▶ [Your instructions]
Print exactly the lines from the first one down to the line that contains "ax = fig.add_axes([0.1657, 0.1338, 0.8067, 0.8357])", both included, and skip the pictures.

▶ [Data records]
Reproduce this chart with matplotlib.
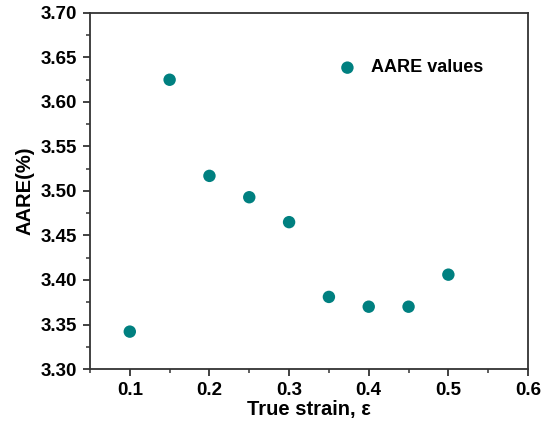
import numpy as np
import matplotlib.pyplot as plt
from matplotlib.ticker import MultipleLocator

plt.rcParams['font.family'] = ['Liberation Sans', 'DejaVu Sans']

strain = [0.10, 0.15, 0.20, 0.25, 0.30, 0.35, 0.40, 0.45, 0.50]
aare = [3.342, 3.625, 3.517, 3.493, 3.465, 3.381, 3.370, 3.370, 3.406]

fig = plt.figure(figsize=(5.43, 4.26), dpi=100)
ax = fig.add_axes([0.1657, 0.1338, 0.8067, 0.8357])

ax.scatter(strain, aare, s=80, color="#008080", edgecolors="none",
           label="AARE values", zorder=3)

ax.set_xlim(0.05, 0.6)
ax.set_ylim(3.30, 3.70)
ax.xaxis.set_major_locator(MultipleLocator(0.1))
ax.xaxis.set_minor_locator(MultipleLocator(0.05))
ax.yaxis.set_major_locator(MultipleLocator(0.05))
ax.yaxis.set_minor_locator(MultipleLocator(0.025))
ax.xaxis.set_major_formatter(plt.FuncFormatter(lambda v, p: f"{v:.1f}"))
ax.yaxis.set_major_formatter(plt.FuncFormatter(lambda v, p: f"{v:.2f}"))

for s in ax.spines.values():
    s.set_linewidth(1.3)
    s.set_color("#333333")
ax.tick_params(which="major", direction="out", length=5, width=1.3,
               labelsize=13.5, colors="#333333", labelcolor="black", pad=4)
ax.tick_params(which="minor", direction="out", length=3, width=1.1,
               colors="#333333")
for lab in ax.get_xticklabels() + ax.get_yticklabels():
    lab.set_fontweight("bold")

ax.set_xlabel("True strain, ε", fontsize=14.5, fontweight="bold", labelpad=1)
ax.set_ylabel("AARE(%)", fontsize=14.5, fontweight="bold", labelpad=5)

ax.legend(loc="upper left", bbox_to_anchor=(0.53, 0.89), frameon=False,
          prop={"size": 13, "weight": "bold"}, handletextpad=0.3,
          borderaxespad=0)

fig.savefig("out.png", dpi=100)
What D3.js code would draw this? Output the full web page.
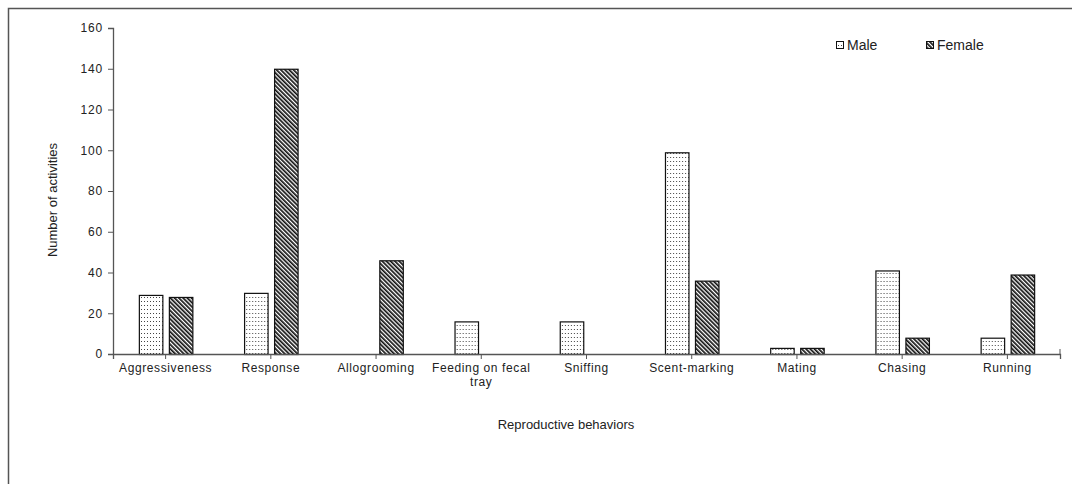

▶ [Output below]
Reproduce this chart with matplotlib.
import numpy as np
import matplotlib.pyplot as plt
from matplotlib.ticker import MultipleLocator

plt.rcParams['font.family'] = ['Liberation Sans', 'DejaVu Sans']

strain = [0.10, 0.15, 0.20, 0.25, 0.30, 0.35, 0.40, 0.45, 0.50]
aare = [3.342, 3.625, 3.517, 3.493, 3.465, 3.381, 3.370, 3.370, 3.406]

fig = plt.figure(figsize=(5.43, 4.26), dpi=100)
ax = fig.add_axes([0.1657, 0.1338, 0.8067, 0.8357])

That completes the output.